When I began reading this, I was expecting a biography, although a closer inspection of the subtitle, “A memoir,” should have clued me in that Silverstein and Me was not a typical biography. And how could it be? Marv Gold tells us “he was an outsider and a loner.” Silverstein only did two interviews in his lifetime, both to the same university magazine, one of which is included in its entirety in the memoir. Writing an “accurate” biography of someone completely open is complex as it is, but given the “recluse” status that Silverstein earned while he was alive would make writing his life story utterly impossible. But Gold does a fantastic job of evoking Silverstein through his anecdotes, and we are able to get to know the famous author through Gold’s words as well as anyone probably could have.
While Silverstein was best known for his children’s story The Giving Tree or his collections of poetry, such as Where the Sidewalk Ends, he was also a cartoonist for Playboy magazine for almost fifty years, wrote several plays and movies, and was inducted to the Country Music Hall of Fame for his songwriting. In fact, it is to Silverstein’s singing that we are first introduced in the memoir. Gold starts off with an atypical, unbelievable story: he hears his friend’s voice singing to him after Gold learns of Silverstein’s death. Gold even cites talking to his wacky character of a psychiatrist about it, who suggests he sing back to Silverstein. This crops back in randomly throughout the book, acting as landmarks, grounding us in the fact that this version of Silverstein’s life is simply that: a friend remembering the life of a friend, what Marv Gold saw and heard and knew of Sheldon Allan Silverstein.
The two met when they were five and six years-old, living in the same lower-middle class, Jewish neighborhood in Chicago. Gold relates several colorful all-American boy stories of their childhood: baseball, bullies, sex and girls, school, sneaking into movies. The stories are at first disconcerting; it seems as if Gold is telling stories from his own childhood and throwing in Silverstein as the awkward, tag-a-long nuisance for relevance. Gold tells us that he was basically Silverstein’s first friend, even being the one to teach him to ride a bike.
These first few chapters feel more like Gold’s memoir than Silverstein’s, but they do several things very well. First, they are extremely visual and nostalgic. It is one of the first of many moments where you feel like you actually are part of Shel Silverstein’s life. You can picture being in that neighborhood, swimming in that pool, flipping through those comics, with pesky Shel by your side. Second, you are immediately drawn in.
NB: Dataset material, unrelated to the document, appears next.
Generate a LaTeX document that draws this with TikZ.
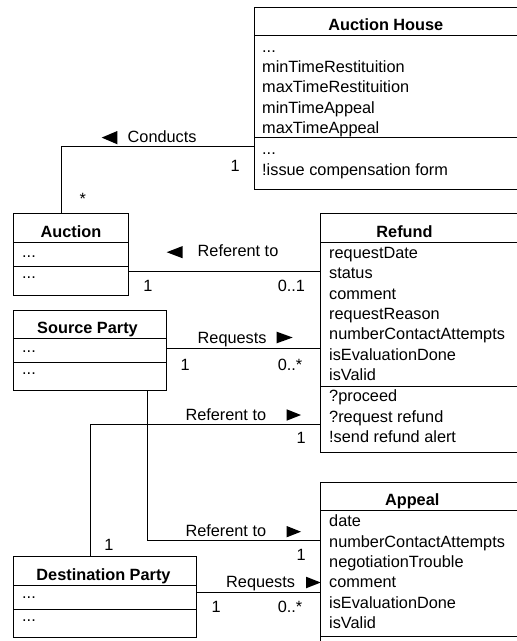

The entire memoir is entertaining and one of the few I’ve ever read that I could not put down. And last, while the beginning of the book lacks any deep insight into the life or mind of the famous author, the writing style evokes him from beginning to end. The words feel like Silverstein’s. The illustrations look like Silverstein’s. Gold does a fantastic job of truly making this memoir feel like Silverstein’s story while being completely honest and forthcoming about the fact that he can only tell us what he knows.
Gold tells us that it isn’t until late in high school that their friendship of “convenience” evolved and a “bond replaced the five-foot pole” that was between them. Even after then, however, despite the fact that they go to college together, get expelled together, go to the Playboy Mansion together, and work in the same building, Gold writes that at times there was “an abyss” between them. There are, after all, huge chunks of time that Gold can’t account for and knows nothing about. There were two years where Silverstein disappeared abroad; he has no stories about Silverstein’s time in Korea in the armed forces, and they would go months without talking in the later years of his life. Despite this somewhat on-again, off-again friendship, according to Gold, Silverstein eventually appointed him “his go between [to the media] with one proviso, ‘Tell them nothing’” And thus (and yet?!), we have this memoir.
Biographies are by definition faulted. You can never truly know someone without actually being that person, but the normally subtle problem with a biography is glaringly obvious here, especially when the subject is Shel Silverstein, a reclusive someone with the mantra, “Gotta have my space.” Gold’s constant use of the pronoun “we” rather than “he” may be unconventional, but it is a necessity. It makes the memoir more honest and accurate. The most you can hope for in the retelling of someone’s life is to get to know them as well as anyone close to them did, and Marv Gold does a brilliantly entertaining job of introducing us to Shel Silverstein.